Wir sind alle sehr gut vernetzt, haben eine ganz große Facebook-Gruppe, in der von den 22.000 Beschäftigten mittlerweile 11.000 drin sind. Ich erhalte wie die meisten anderen Kurzarbeitsgeld, das derzeit auch immer noch etwas von der Lufthansa aufgestockt wird. Ich bin froh über das Kurzarbeitsgeld und hoffe, dass wir noch lange vom Thema Kündigung verschont bleiben.

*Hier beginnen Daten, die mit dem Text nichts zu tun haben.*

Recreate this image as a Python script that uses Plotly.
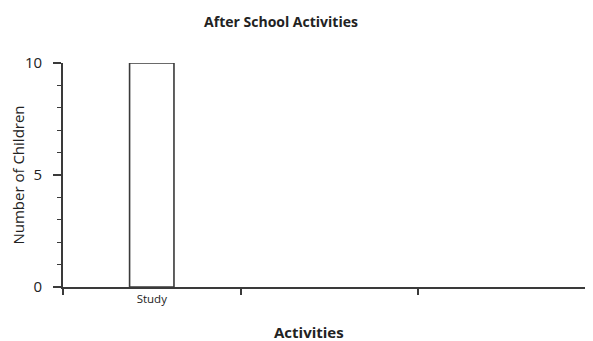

Ich würde in meinen alten Beruf zurückkehren, wenn es die einzige Alternative bliebe. Das wäre ein bisschen ein Abenteuer, nach fast 24 Jahren zurück ins Krankenhaus zu gehen. Aber eigentlich möchte ich weiter fliegen. Ich mag diesen Beruf sehr, den täglichen Kontakt mit den unterschiedlichsten Menschen und gerade in der derzeitigen Situation auch mit den unterschiedlichsten Problemen: „Habe ich die richtige Maske auf?“ – „Oh, ich muss eine Einreisekarte ausfüllen, können Sie die bitte mal auf Italienisch übersetzen?“ Das finde ich großartig, das reizt mich. Es ist so vielschichtig, wie ich es bisher in keinem Beruf erlebt habe.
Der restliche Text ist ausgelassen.